What factors contribute to economic development?
Economic development refers to long-term improvements in living standards, well-being, and economic opportunities. Unlike economic growth, which focuses on output, development considers broader measures such as health, education, equality, and sustainability. Several key factors contribute to sustained economic development, and each plays a vital role in lifting populations out of poverty.
One of the most important factors is human capital. Better education and healthcare increase productivity, skill levels, and life expectancy. When individuals are healthier and more skilled, they contribute more effectively to the economy and are better able to seize new opportunities. Investing in human capital creates a foundation for long-term progress.
Another critical factor is infrastructure. Roads, electricity, internet access, clean water, and transportation networks enable businesses to operate efficiently and connect regions to global markets. Without adequate infrastructure, production costs rise, investment slows, and living standards stagnate.

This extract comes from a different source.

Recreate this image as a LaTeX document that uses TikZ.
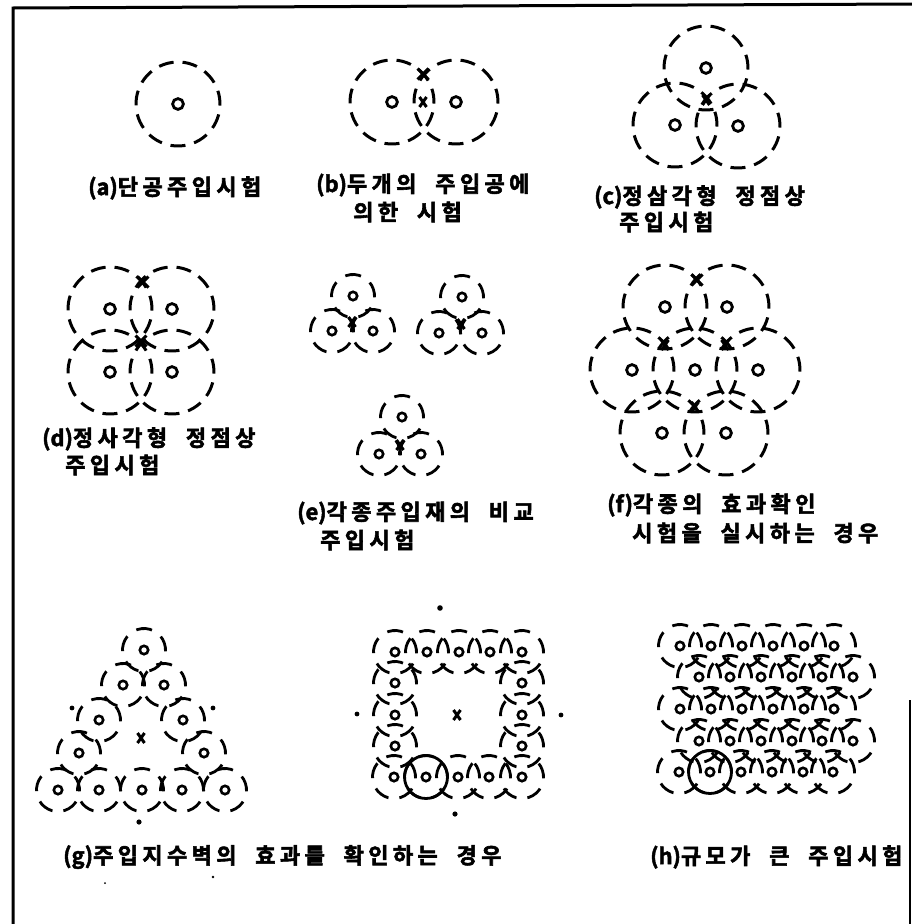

Institutional quality is equally essential. Effective governance, low corruption, strong property rights, and stable political systems encourage investment and support functioning markets. Institutions shape incentives, determine how resources are allocated, and influence whether growth benefits society broadly.
Access to finance also contributes to development. When households and firms can borrow, save, and invest, economic activity becomes more dynamic. Financial inclusion allows small businesses to grow, supports entrepreneurship, and helps families manage risk.
Finally, development depends on social and cultural factors, including gender equality, community structures, and social cohesion. When all groups can participate fully in economic life, development becomes more inclusive and sustainable.
FAQs
Why is human capital so important for development?
Human capital drives productivity and innovation. Educated populations can adopt new technologies, improve business practices, and contribute to economic transformation. Good health increases labour force participation and reduces poverty. Countries with strong human capital foundations tend to grow faster and provide higher living standards. Without investment in people, development progress stalls.
How do institutions influence development outcomes?
Institutions determine how effectively a country uses its resources. Strong governance reduces corruption, enforces contracts, and provides stability. These conditions attract investment and foster economic activity. Weak institutions, on the other hand, discourage entrepreneurship and limit opportunities. Over time, institutional quality becomes one of the largest determinants of differences in development levels across countries.
Why is infrastructure essential for long-term development?
Infrastructure lowers production costs and connects people to essential services. Reliable electricity supports industry, clean water improves health, and transportation networks reduce the time and cost of moving goods. These improvements increase productivity and attract investment. Without adequate infrastructure, economies struggle to diversify or integrate into global markets.